Stop at the line containing "(6,8) rectangle (968,443);": repeat exactly every line of the entries below from the first up to it, plus that line, with pictures omitted.

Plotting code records
____
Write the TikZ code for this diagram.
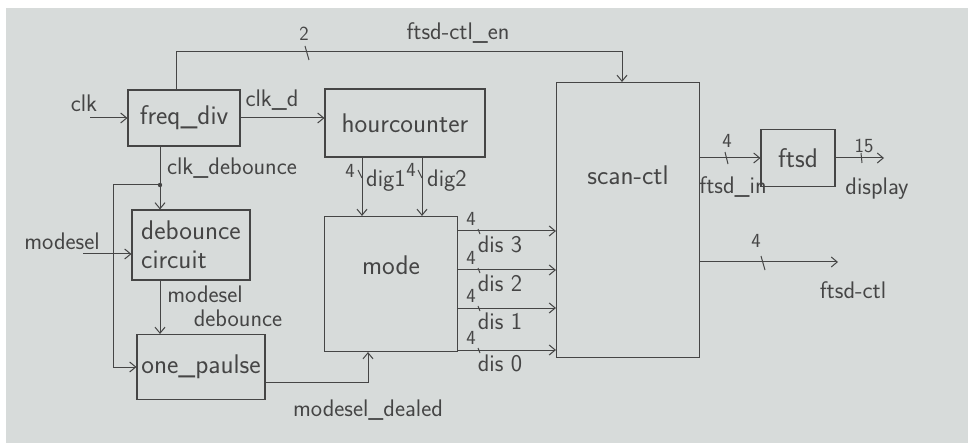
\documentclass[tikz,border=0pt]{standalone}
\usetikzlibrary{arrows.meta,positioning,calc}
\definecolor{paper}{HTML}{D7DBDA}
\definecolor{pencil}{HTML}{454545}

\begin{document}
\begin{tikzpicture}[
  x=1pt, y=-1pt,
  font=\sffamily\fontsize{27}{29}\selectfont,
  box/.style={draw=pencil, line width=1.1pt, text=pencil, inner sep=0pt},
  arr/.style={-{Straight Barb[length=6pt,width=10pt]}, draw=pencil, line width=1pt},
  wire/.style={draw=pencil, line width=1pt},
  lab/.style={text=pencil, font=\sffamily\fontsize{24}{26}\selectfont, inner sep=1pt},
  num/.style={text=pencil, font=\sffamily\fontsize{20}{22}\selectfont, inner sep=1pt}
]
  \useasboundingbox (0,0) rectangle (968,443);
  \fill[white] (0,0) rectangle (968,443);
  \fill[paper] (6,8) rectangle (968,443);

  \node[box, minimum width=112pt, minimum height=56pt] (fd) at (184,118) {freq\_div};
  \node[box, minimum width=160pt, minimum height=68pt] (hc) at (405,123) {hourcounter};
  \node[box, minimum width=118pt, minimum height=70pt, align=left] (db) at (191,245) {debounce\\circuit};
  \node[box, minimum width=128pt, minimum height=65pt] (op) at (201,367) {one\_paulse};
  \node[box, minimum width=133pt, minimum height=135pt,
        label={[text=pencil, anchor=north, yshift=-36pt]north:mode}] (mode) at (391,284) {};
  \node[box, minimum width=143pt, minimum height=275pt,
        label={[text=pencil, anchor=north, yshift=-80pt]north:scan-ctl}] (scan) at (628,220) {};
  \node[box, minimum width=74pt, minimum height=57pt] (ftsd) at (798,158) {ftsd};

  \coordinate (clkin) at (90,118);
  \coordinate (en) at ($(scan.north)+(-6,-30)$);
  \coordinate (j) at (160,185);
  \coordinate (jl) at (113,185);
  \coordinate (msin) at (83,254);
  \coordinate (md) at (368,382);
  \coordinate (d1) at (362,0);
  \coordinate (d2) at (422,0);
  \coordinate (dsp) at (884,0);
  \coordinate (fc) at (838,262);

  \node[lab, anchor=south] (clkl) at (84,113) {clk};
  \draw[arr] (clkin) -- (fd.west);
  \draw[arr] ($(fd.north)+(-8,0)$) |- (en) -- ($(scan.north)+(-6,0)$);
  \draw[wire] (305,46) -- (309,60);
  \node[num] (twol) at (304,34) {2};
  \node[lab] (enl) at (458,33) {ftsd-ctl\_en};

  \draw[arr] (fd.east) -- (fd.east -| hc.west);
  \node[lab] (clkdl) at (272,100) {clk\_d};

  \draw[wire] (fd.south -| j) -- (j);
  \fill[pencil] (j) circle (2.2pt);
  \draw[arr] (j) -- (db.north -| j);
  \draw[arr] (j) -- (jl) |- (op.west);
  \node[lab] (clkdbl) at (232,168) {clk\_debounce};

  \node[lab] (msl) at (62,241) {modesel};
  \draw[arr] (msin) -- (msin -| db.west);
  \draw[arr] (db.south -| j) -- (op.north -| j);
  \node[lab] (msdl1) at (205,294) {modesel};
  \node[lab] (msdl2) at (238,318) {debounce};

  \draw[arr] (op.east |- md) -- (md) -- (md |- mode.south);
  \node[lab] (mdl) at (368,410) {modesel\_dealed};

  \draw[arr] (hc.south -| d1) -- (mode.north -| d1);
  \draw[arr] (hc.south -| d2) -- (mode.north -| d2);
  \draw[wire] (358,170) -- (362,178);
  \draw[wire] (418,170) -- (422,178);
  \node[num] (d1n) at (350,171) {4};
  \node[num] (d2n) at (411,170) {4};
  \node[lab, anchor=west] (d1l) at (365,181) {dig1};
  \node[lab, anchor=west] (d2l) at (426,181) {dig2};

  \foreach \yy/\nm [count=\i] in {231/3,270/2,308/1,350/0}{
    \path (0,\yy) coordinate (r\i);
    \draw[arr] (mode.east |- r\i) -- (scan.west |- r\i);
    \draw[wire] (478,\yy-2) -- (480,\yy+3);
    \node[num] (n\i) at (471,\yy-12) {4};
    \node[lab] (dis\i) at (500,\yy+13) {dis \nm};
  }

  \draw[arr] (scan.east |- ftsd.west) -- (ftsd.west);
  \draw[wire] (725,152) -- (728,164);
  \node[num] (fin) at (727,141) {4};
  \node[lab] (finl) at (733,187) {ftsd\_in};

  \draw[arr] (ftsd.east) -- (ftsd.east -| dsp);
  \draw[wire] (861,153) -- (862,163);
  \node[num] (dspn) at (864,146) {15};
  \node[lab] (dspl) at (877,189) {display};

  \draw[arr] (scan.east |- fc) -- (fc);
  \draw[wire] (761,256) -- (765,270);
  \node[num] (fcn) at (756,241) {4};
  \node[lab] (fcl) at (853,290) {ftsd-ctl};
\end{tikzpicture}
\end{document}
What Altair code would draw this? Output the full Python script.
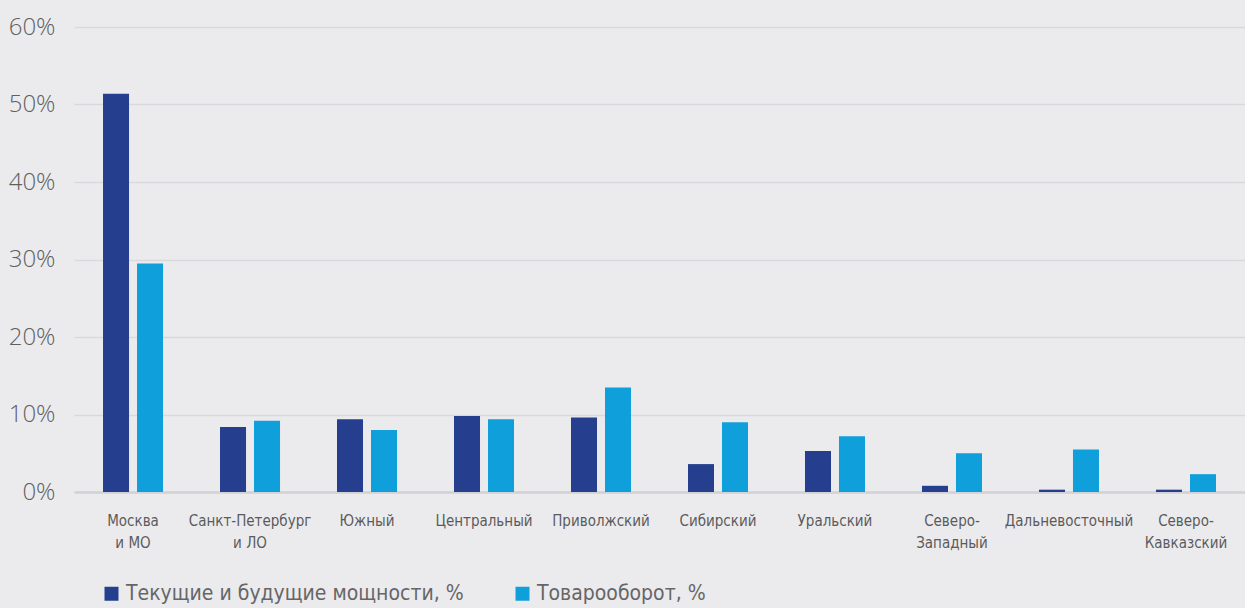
____
### Written response
Write the TikZ code for this diagram.
\documentclass[tikz,border=0pt]{standalone}
\usetikzlibrary{arrows.meta,positioning,calc}
\definecolor{paper}{HTML}{D7DBDA}
\definecolor{pencil}{HTML}{454545}

\begin{document}
\begin{tikzpicture}[
  x=1pt, y=-1pt,
  font=\sffamily\fontsize{27}{29}\selectfont,
  box/.style={draw=pencil, line width=1.1pt, text=pencil, inner sep=0pt},
  arr/.style={-{Straight Barb[length=6pt,width=10pt]}, draw=pencil, line width=1pt},
  wire/.style={draw=pencil, line width=1pt},
  lab/.style={text=pencil, font=\sffamily\fontsize{24}{26}\selectfont, inner sep=1pt},
  num/.style={text=pencil, font=\sffamily\fontsize{20}{22}\selectfont, inner sep=1pt}
]
  \useasboundingbox (0,0) rectangle (968,443);
  \fill[white] (0,0) rectangle (968,443);
  \fill[paper] (6,8) rectangle (968,443);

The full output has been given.